Dans le projet de révision constitutionnelle d’Emmanuel Macron en 2018 (sacrifiée sur l’autel de l’affaire Benalla), était prévu un article spécifique prévoyant « des possibilités de différenciation plus étendues que celles permises dans le cadre constitutionnel en vigueur, y compris en matière fiscale », selon la lecture faite par le Conseil d’État. Pour les autonomistes, le compte n’y était pas, puisque la notion d’autonomie, citée et approuvée ce jeudi par Emmanuel Macron, ne figurait pas dans le texte. Voilà pour la théorie, car dans la pratique, une modification constitutionnelle ne se décrète pas.

Un parcours législatif risqué

Pour modifier la Constitution, il faut que le texte soit voté en des termes identiques par l’Assemblée nationale et le Sénat puis adopté à la majorité des trois cinquièmes du Parlement réuni en Congrès (l’hypothèse d’un référendum sur le statut de la Corse paraissant hautement improbable). Et c’est là que la tâche se complique pour les autonomistes corses. Car le Sénat, dominé par la droite, est hostile à l’inscription de l’autonomie dans la Constitution.

« Nous ne sommes pas opposés par principe à ce que la Corse figure dans la Constitution pour ancrer sa spécificité territoriale et culturelle.
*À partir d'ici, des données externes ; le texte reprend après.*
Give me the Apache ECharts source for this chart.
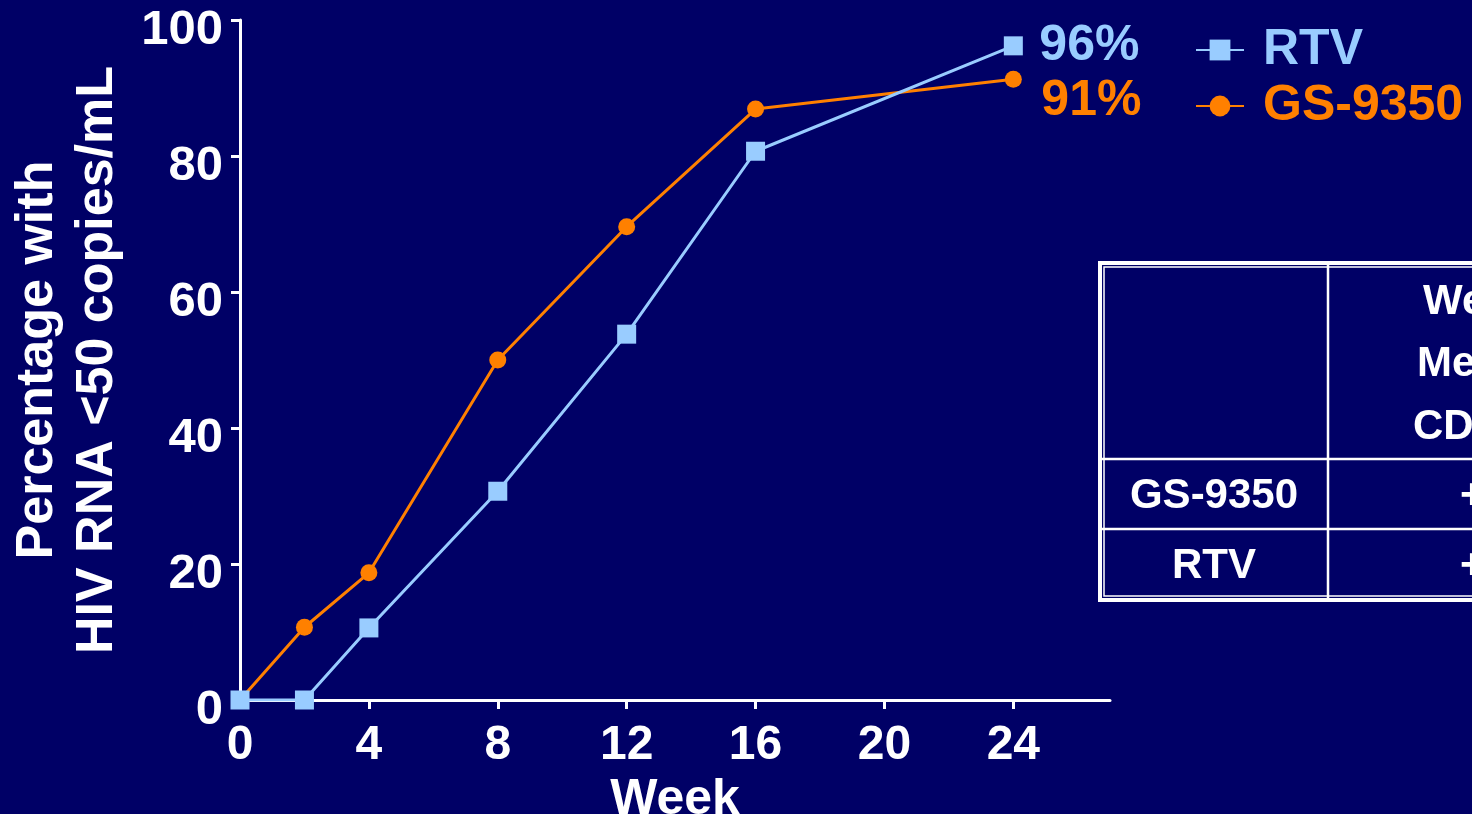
<!DOCTYPE html>
<html>
<head>
<meta charset="utf-8">
<script src="https://cdn.jsdelivr.net/npm/echarts@6/dist/echarts.min.js"></script>
<style>
html,body{margin:0;padding:0;background:#000066;}
#c{width:1472px;height:814px;}
</style>
</head>
<body>
<div id="c"></div>
<script>
// ---- data ----
var weeks = [0, 2, 4, 8, 12, 16, 24];
var rtvValues = [0, 0, 10.6, 30.7, 53.8, 80.7, 96.2];
var gsValues = [0, 10.7, 18.7, 50.0, 69.6, 86.9, 91.3];
var seriesNames = ['RTV', 'GS-9350'];
var endLabels = ['96%', '91%'];
var xTicks = [0, 4, 8, 12, 16, 20, 24];
var yTicks = [0, 20, 40, 60, 80, 100];
var tableHeader = ['Week 24', 'Mean change', 'CD4 count'];
var tableRowNames = ['GS-9350', 'RTV'];
var tableRowValues = ['+176', '+183'];

var BG = '#000066', BLUE = '#99CCFF', ORANGE = '#FF8000', WHITE = '#FFFFFF';
var FONT = '"Liberation Sans", Arial, sans-serif';

function pairs(xs, ys) { return xs.map(function (x, i) { return [x, ys[i]]; }); }

var chart = echarts.init(document.getElementById('c'), null, {renderer: 'canvas'});

var tx = 1100, ty = 263, tw = 620, th = 337;
var colX = 1328, row1 = 459, row2 = 529;

var graphics = [
  {type: 'rect', shape: {x: tx, y: ty, width: tw, height: th}, style: {fill: 'none', stroke: WHITE, lineWidth: 4}, z: 10},
  {type: 'rect', shape: {x: tx + 4, y: ty + 4, width: tw - 8, height: th - 8}, style: {fill: 'none', stroke: WHITE, lineWidth: 1.5}, z: 10},
  {type: 'line', shape: {x1: colX, y1: ty, x2: colX, y2: ty + th}, style: {stroke: WHITE, lineWidth: 2.5}, z: 10},
  {type: 'line', shape: {x1: tx, y1: row1, x2: tx + tw, y2: row1}, style: {stroke: WHITE, lineWidth: 2.5}, z: 10},
  {type: 'line', shape: {x1: tx, y1: row2, x2: tx + tw, y2: row2}, style: {stroke: WHITE, lineWidth: 2.5}, z: 10}
];
var headerY = [302, 364, 427];
var headerX = [1423, 1417, 1413];
tableHeader.forEach(function (t, i) {
  graphics.push({type: 'text', x: headerX[i], y: headerY[i], z: 11,
    style: {text: t, fill: WHITE, font: 'bold 42px ' + FONT, textAlign: 'left', textVerticalAlign: 'middle'}});
});
var rowY = [496, 566];
tableRowNames.forEach(function (t, i) {
  graphics.push({type: 'text', x: 1214, y: rowY[i], z: 11,
    style: {text: t, fill: WHITE, font: 'bold 42px ' + FONT, textAlign: 'center', textVerticalAlign: 'middle'}});
  graphics.push({type: 'text', x: 1460, y: rowY[i], z: 11,
    style: {text: tableRowValues[i], fill: WHITE, font: 'bold 42px ' + FONT, textAlign: 'left', textVerticalAlign: 'middle'}});
});

var option = {
  backgroundColor: BG,
  animation: false,
  textStyle: {fontFamily: FONT},
  grid: {left: 240, right: 362, top: 20, bottom: 114, containLabel: false, outerBoundsMode: 'none'},
  legend: {
    orient: 'vertical', left: 1190, top: 18,
    itemWidth: 48, itemHeight: 26, itemGap: 2,
    textStyle: {fontSize: 50, fontWeight: 'bold', fontFamily: FONT, padding: [0, 0, 0, 14], lineHeight: 54},
    data: [
      {name: seriesNames[0], textStyle: {color: BLUE}},
      {name: seriesNames[1], textStyle: {color: ORANGE}}
    ]
  },
  xAxis: {
    type: 'value', min: 0, max: 27,
    name: 'Week', nameLocation: 'middle', nameGap: 68,
    nameTextStyle: {color: WHITE, fontSize: 50, fontWeight: 'bold', fontFamily: FONT},
    axisLine: {show: true, onZero: false, lineStyle: {color: WHITE, width: 3}},
    axisTick: {show: true, length: 9, lineStyle: {color: WHITE, width: 3}, customValues: xTicks},
    axisLabel: {color: WHITE, fontSize: 48, fontWeight: 'bold', fontFamily: FONT, margin: 22, customValues: xTicks},
    splitLine: {show: false}
  },
  yAxis: {
    type: 'value', min: 0, max: 100, interval: 20,
    name: 'Percentage with\nHIV RNA <50 copies/mL', nameLocation: 'middle', nameGap: 112, nameRotate: 90,
    nameTextStyle: {color: WHITE, fontSize: 52, fontWeight: 'bold', fontFamily: FONT, lineHeight: 60},
    axisLine: {show: true, lineStyle: {color: WHITE, width: 3}},
    axisTick: {show: true, length: 9, lineStyle: {color: WHITE, width: 3}},
    axisLabel: {color: WHITE, fontSize: 49, fontWeight: 'bold', fontFamily: FONT, margin: 17,
      verticalAlign: 'top', lineHeight: 20, customValues: yTicks},
    splitLine: {show: false}
  },
  series: [
    {
      name: seriesNames[0], type: 'line', data: pairs(weeks, rtvValues),
      symbol: 'rect', symbolSize: 19, z: 3,
      lineStyle: {color: BLUE, width: 3}, itemStyle: {color: BLUE},
      endLabel: {show: true, formatter: function () { return endLabels[0]; }, color: BLUE,
        fontSize: 50, fontWeight: 'bold', fontFamily: FONT, distance: 26, offset: [0, 0]}
    },
    {
      name: seriesNames[1], type: 'line', data: pairs(weeks, gsValues),
      symbol: 'circle', symbolSize: 17, z: 2,
      lineStyle: {color: ORANGE, width: 3}, itemStyle: {color: ORANGE},
      endLabel: {show: true, formatter: function () { return endLabels[1]; }, color: ORANGE,
        fontSize: 50, fontWeight: 'bold', fontFamily: FONT, distance: 28, offset: [0, 22]}
    }
  ],
  graphic: graphics
};
chart.setOption(option);
</script>
</body>
</html>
Mais pas n’importe où », a prévenu dans Corse Matin le 25 septembre Bruno Retailleau, chef de file des sénateurs LR, expliquant que créer un « titre spécifique » comme évoqué par Emmanuel Macron « signifierait que l’on réserve à la Corse un statut qui serait proche de la Nouvelle-Calédonie ».

Pour l’élu vendéen, les spécificités revendiquées peuvent apparaître dans l’article 72, relatif à l’organisation des collectivités territoriales, mais pas dans un article propre, comme celui promis ce jeudi par Emmanuel Macron. « J’ai donné les raisons pour lesquelles mon groupe s’y opposerait totalement s’il devait y avoir une telle dérive », a-t-il insisté.

Du reste, les élus corses, à qui Emmanuel Macron a confié la tâche de travailler le texte, ont été prévenus sur les réticences du Sénat. « S’il y a évolution institutionnelle, ça n’est pas pour se faire plaisir, c’est parce que nous considérerions collectivement que sans ça, nous ne pouvons pas améliorer la vie des Corses », avertissait sur place Gérald Darmanin le 13 septembre, faisant comprendre aux autonomistes que leur proposition devra être digeste pour la droite sénatoriale, sous peine d’échouer en raison de revendications trop gourmandes sur le plan politique comme symbolique.

« Ce ne sera pas une autonomie contre l’État ni une autonomie sans l’État », a précisé dans son discours Emmanuel Macron. « Le statut d’autonomie que nous appelons de nos vœux s’inscrit au sein de la République française », explique de son côté Gilles Simeoni. À lui et ses homologues corses de convaincre la droite sénatoriale d’aller dans cette direction.